From the point of view of bands, this means that the bandgap energy must be large in comparison to the energy of the visible light and therefore, it cannot be absorbed.
I don't think so. When there is a large gap and photons can not be absorbed, the material is transparent to visible light. It is the case of some isolators as quartz.
In order to absorb a photon, it is necessary that the energy gap between adjacent electronic bands allows a transition of one of the electrons. Normally, the momentum of the electron ($\hbar k$) is much higher than the moment of the photon, and moment conservation requires that there is an available state in a higher energy band with (almost) the same $k$.
After being absorbed, the electron returns to the lower energy band, scattering the incoming light, what explains the bright reflective surface of metals.
Metals don't have large band gaps as insulators, and electrons can find available states at high energy band.

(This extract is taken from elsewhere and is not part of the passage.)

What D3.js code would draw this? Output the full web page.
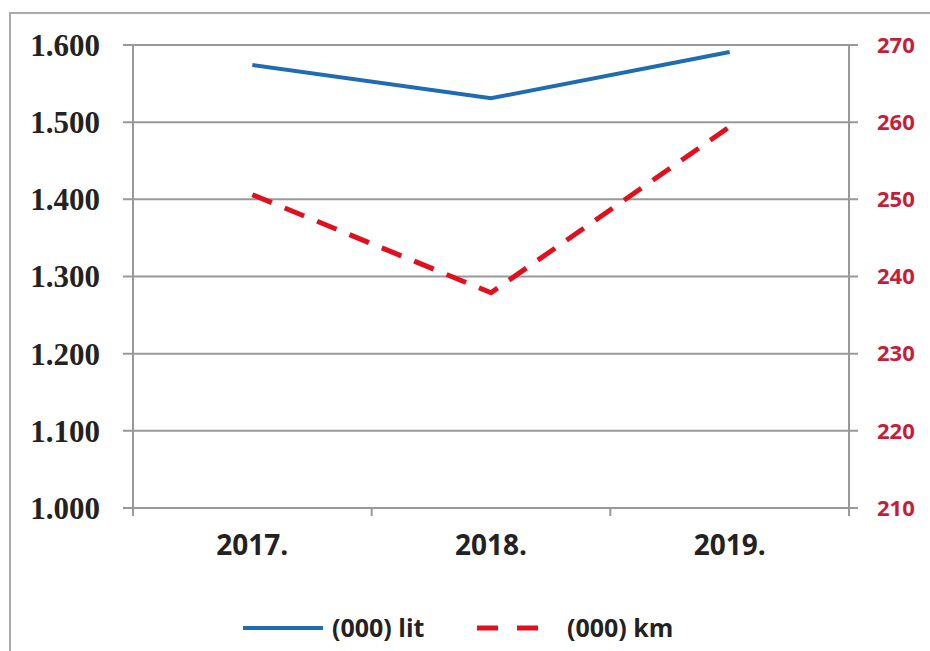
<!DOCTYPE html>
<html>
<head>
<meta charset="utf-8">
<script src="https://cdn.jsdelivr.net/npm/d3@7"></script>
<style>
  body { margin: 0; background: #fff; }
</style>
</head>
<body>
<div id="chart"></div>
<script>
const years = ["2017.", "2018.", "2019."];
const litValues = [1574, 1531, 1591];
const kmValues = [250.6, 237.9, 259.4];
const leftTicks = [1000, 1100, 1200, 1300, 1400, 1500, 1600];
const rightTicks = [210, 220, 230, 240, 250, 260, 270];
const legendLabels = ["(000) lit", "(000) km"];

function main(){
    let width = 930;
    let height = 651;
    let left = 133, right = 849, top = 45, bottom = 508;

    let svg = d3.select("#chart").append("svg")
        .attr("width", width)
        .attr("height", height);

    // outer frame
    svg.append("path")
        .attr("d", "M10," + height + "V13H" + width)
        .attr("fill", "none")
        .attr("stroke", "#aaa")
        .attr("stroke-width", 2);

    let x = d3.scaleBand().domain(years).range([left, right]).padding(0);
    let yL = d3.scaleLinear().domain([1000, 1600]).range([bottom, top]);
    let yR = d3.scaleLinear().domain([210, 270]).range([bottom, top]);

    let fmt = d3.formatLocale({decimal: ",", thousands: ".", grouping: [3], currency: ["", ""]}).format(",");

    // gridlines (with tick extensions on both sides)
    svg.append("g").selectAll("line")
        .data(leftTicks)
        .enter()
        .append("line")
        .attr("x1", left - 10)
        .attr("x2", right + 9)
        .attr("y1", d => yL(d))
        .attr("y2", d => yL(d))
        .attr("stroke", "#999")
        .attr("stroke-width", 2);

    // vertical axis lines
    svg.append("line")
        .attr("x1", left).attr("x2", left)
        .attr("y1", top).attr("y2", bottom + 8)
        .attr("stroke", "#999").attr("stroke-width", 2);
    svg.append("line")
        .attr("x1", right).attr("x2", right)
        .attr("y1", top).attr("y2", bottom + 8)
        .attr("stroke", "#999").attr("stroke-width", 2);

    // x ticks at category boundaries
    let bounds = years.map(d => x(d)).slice(1);
    svg.append("g").selectAll("line")
        .data(bounds)
        .enter()
        .append("line")
        .attr("x1", d => d).attr("x2", d => d)
        .attr("y1", bottom).attr("y2", bottom + 8)
        .attr("stroke", "#999").attr("stroke-width", 2);

    // left labels
    svg.append("g").selectAll("text")
        .data(leftTicks)
        .enter()
        .append("text")
        .attr("x", 100)
        .attr("y", d => yL(d))
        .attr("dy", "0.35em")
        .attr("text-anchor", "end")
        .attr("font-family", "'Liberation Serif', serif")
        .attr("font-weight", "bold")
        .attr("font-size", 31)
        .attr("fill", "#222")
        .text(d => fmt(d));

    // right labels
    svg.append("g").selectAll("text")
        .data(rightTicks)
        .enter()
        .append("text")
        .attr("x", 877)
        .attr("y", d => yR(d))
        .attr("dy", "0.35em")
        .attr("font-family", "'Open Sans', sans-serif")
        .attr("font-weight", "bold")
        .attr("font-size", 22)
        .attr("fill", "#c41e3a")
        .text(d => d);

    // x labels
    svg.append("g").selectAll("text")
        .data(years)
        .enter()
        .append("text")
        .attr("x", d => x(d) + x.bandwidth() / 2)
        .attr("y", 555)
        .attr("text-anchor", "middle")
        .attr("font-family", "'Open Sans', sans-serif")
        .attr("font-weight", "bold")
        .attr("font-size", 28)
        .attr("fill", "#222")
        .text(d => d);

    let cx = d => x(d) + x.bandwidth() / 2;

    let litLine = d3.line()
        .x((d, i) => cx(years[i]))
        .y(d => yL(d));
    let kmLine = d3.line()
        .x((d, i) => cx(years[i]))
        .y(d => yR(d));

    svg.append("path")
        .datum(litValues)
        .attr("d", litLine)
        .attr("fill", "none")
        .attr("stroke", "#1f6cb0")
        .attr("stroke-width", 4);

    svg.append("path")
        .datum(kmValues)
        .attr("d", kmLine)
        .attr("fill", "none")
        .attr("stroke", "#e0101e")
        .attr("stroke-width", 5)
        .attr("stroke-dasharray", "21,14");

    // legend
    let legend = svg.append("g")
        .attr("font-family", "'Open Sans', sans-serif")
        .attr("font-weight", "bold")
        .attr("font-size", 25)
        .attr("fill", "#222");

    legend.append("line")
        .attr("x1", 243).attr("x2", 323)
        .attr("y1", 628).attr("y2", 628)
        .attr("stroke", "#1f6cb0").attr("stroke-width", 4);
    legend.append("text")
        .attr("x", 332).attr("y", 628).attr("dy", "0.35em")
        .text(legendLabels[0]);

    legend.append("line")
        .attr("x1", 477).attr("x2", 538)
        .attr("y1", 628).attr("y2", 628)
        .attr("stroke", "#e0101e").attr("stroke-width", 5)
        .attr("stroke-dasharray", "21,19");
    legend.append("text")
        .attr("x", 567).attr("y", 628).attr("dy", "0.35em")
        .text(legendLabels[1]);
}

main();
</script>
</body>
</html>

J. Murray is correct and yes you can: because most metallic bands are continuous, the promotion of electrons from valence to conduction will occur at a wide range of energies. The relaxation of these electrons then emits a photon resulting in reflection. Metal colours come from differing electron densities at points in their valence bands (DoS).This is also why most metallic materials are opaque and why there is so much interest in transparent materials that are electrically conductive.